Er konnte sich nicht erinnern, wann das dann anfing, dass er darüber nachdachte. Auf jeden Fall verstärkt nach 1998. Man war insgesamt weiter und auch ideologisch viel toleranter. Er ahnte längst, dass die Sache etwas haben könnte, was ein normaler Geschlechtsverkehr einfach nicht mehr brachte. So einen Kitzel. Er hatte vorsichtshalber noch ein paar Jahre abgewartet. Inzwischen fürchtete er sich richtig davor, eines Tages zu sterben, ohne die Maffaysache ausprobiert zu haben.

Einmal saß er mit dem Ressortleiter im üblichen Lokal in Berlin-Mitte, und sie sprachen darüber. Er sprach darüber.

"Es muss doch im Jahr 2008 möglich sein, dass man unter aufgeklärten Menschen auch mal fünfe grade sein lässt und es zur Musik von Peter Maffay treibt. Verdammt aber auch."

Er verstand sein eigenes Wort kaum, weil am Nebentisch ein Senior über seine offenbar aufregende Zeit in Princeton quakte. Aber Kern hatte eh am anderen Ende der Schänke einen Fernsehjournalisten erspäht und stand wortlos auf, um diesen unter einem Vorwand in ein Gespräch zu verwickeln.
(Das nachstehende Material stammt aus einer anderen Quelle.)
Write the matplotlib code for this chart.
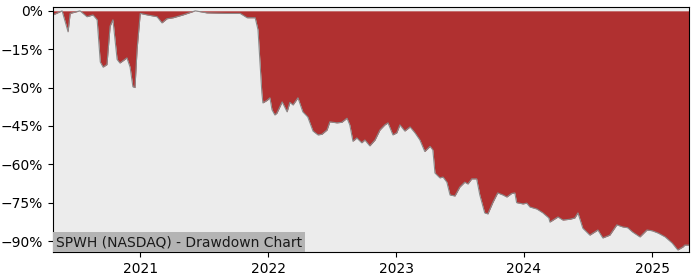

Man wusste ja nie, ob der mal Spiegel-Chef würde. Hätte er die Maffaysache nur damals durchgezogen, dachte Mies seufzend. Dann wäre es erledigt.

Er scannte inzwischen jede Party, jeden Termin, die Kolleginnen sowieso, inzwischen sogar vereinzelt die Kollegen. Nur vor den Kneipenbedienungen schreckte er zurück. Noch.

Das ärmste Schwein ist ein Mann, der eine Bedienung anbaggern muss. Das hatte sein Vater ihm eingeschärft. Es war der einzige Spruch des verbohrten, alten Achtundsechzigers, an den er sich erinnerte, und deshalb hielt er sich dran. Ein bisschen Pietät war auch dabei.

Als Mies dann diese Frau ansprach, war er einerseits schon ziemlich verzweifelt. Andererseits schien sie ihm plötzlich kinky genug, und so dachte er einen Moment tatsächlich, dass sie drauf stehen würde. Als sie nach ihrem BH griff, wusste er, dass er sich verkalkuliert hatte.

"Wieso ziehst du dich wieder an, Hase?"

"Weil ich es nicht zur Musik von Peter Maffay mache, du Irrer." Dann ging sie.

"Und wenn du gehst, dann geht nur ein Teil von dir", dachte er, "und der andre bleibt bei mir." Er sah sie nie wieder. Und das nach 21 Ehejahren.